Required work.
Write out the records again, exactly, leaving none out.

Dataset entries.

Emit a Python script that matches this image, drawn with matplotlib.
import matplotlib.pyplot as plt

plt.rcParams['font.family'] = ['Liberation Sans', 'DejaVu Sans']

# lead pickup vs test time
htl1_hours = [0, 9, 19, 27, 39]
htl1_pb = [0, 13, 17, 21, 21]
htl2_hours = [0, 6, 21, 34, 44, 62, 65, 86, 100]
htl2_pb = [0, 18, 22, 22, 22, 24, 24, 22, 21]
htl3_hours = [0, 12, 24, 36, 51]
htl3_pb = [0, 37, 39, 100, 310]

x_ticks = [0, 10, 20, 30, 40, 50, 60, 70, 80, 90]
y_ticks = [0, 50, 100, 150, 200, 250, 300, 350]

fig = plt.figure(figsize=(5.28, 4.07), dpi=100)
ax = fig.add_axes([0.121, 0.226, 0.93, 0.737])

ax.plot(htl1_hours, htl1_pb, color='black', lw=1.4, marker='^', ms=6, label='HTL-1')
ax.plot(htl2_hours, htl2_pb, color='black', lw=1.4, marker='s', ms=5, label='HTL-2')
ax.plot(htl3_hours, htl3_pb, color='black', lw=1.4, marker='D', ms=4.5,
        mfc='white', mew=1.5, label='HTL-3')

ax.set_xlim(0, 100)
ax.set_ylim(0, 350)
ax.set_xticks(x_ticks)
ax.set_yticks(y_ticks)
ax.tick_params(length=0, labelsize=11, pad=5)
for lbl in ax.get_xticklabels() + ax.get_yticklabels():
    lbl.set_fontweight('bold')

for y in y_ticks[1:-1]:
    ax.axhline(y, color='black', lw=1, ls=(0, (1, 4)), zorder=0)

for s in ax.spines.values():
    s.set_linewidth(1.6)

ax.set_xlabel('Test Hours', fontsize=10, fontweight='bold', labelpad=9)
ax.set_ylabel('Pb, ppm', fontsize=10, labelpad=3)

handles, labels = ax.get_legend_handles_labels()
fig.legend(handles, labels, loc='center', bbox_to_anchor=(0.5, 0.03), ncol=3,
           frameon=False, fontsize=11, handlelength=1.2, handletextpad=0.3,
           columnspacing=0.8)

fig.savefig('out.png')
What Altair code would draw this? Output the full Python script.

Final result.
Emit a Python script that matches this image, drawn with matplotlib.
import matplotlib.pyplot as plt

plt.rcParams['font.family'] = ['Liberation Sans', 'DejaVu Sans']

# lead pickup vs test time
htl1_hours = [0, 9, 19, 27, 39]
htl1_pb = [0, 13, 17, 21, 21]
htl2_hours = [0, 6, 21, 34, 44, 62, 65, 86, 100]
htl2_pb = [0, 18, 22, 22, 22, 24, 24, 22, 21]
htl3_hours = [0, 12, 24, 36, 51]
htl3_pb = [0, 37, 39, 100, 310]

x_ticks = [0, 10, 20, 30, 40, 50, 60, 70, 80, 90]
y_ticks = [0, 50, 100, 150, 200, 250, 300, 350]

fig = plt.figure(figsize=(5.28, 4.07), dpi=100)
ax = fig.add_axes([0.121, 0.226, 0.93, 0.737])

ax.plot(htl1_hours, htl1_pb, color='black', lw=1.4, marker='^', ms=6, label='HTL-1')
ax.plot(htl2_hours, htl2_pb, color='black', lw=1.4, marker='s', ms=5, label='HTL-2')
ax.plot(htl3_hours, htl3_pb, color='black', lw=1.4, marker='D', ms=4.5,
        mfc='white', mew=1.5, label='HTL-3')

ax.set_xlim(0, 100)
ax.set_ylim(0, 350)
ax.set_xticks(x_ticks)
ax.set_yticks(y_ticks)
ax.tick_params(length=0, labelsize=11, pad=5)
for lbl in ax.get_xticklabels() + ax.get_yticklabels():
    lbl.set_fontweight('bold')

for y in y_ticks[1:-1]:
    ax.axhline(y, color='black', lw=1, ls=(0, (1, 4)), zorder=0)

for s in ax.spines.values():
    s.set_linewidth(1.6)

ax.set_xlabel('Test Hours', fontsize=10, fontweight='bold', labelpad=9)
ax.set_ylabel('Pb, ppm', fontsize=10, labelpad=3)

handles, labels = ax.get_legend_handles_labels()
fig.legend(handles, labels, loc='center', bbox_to_anchor=(0.5, 0.03), ncol=3,
           frameon=False, fontsize=11, handlelength=1.2, handletextpad=0.3,
           columnspacing=0.8)

fig.savefig('out.png')
What Altair code would draw this? Output the full Python script.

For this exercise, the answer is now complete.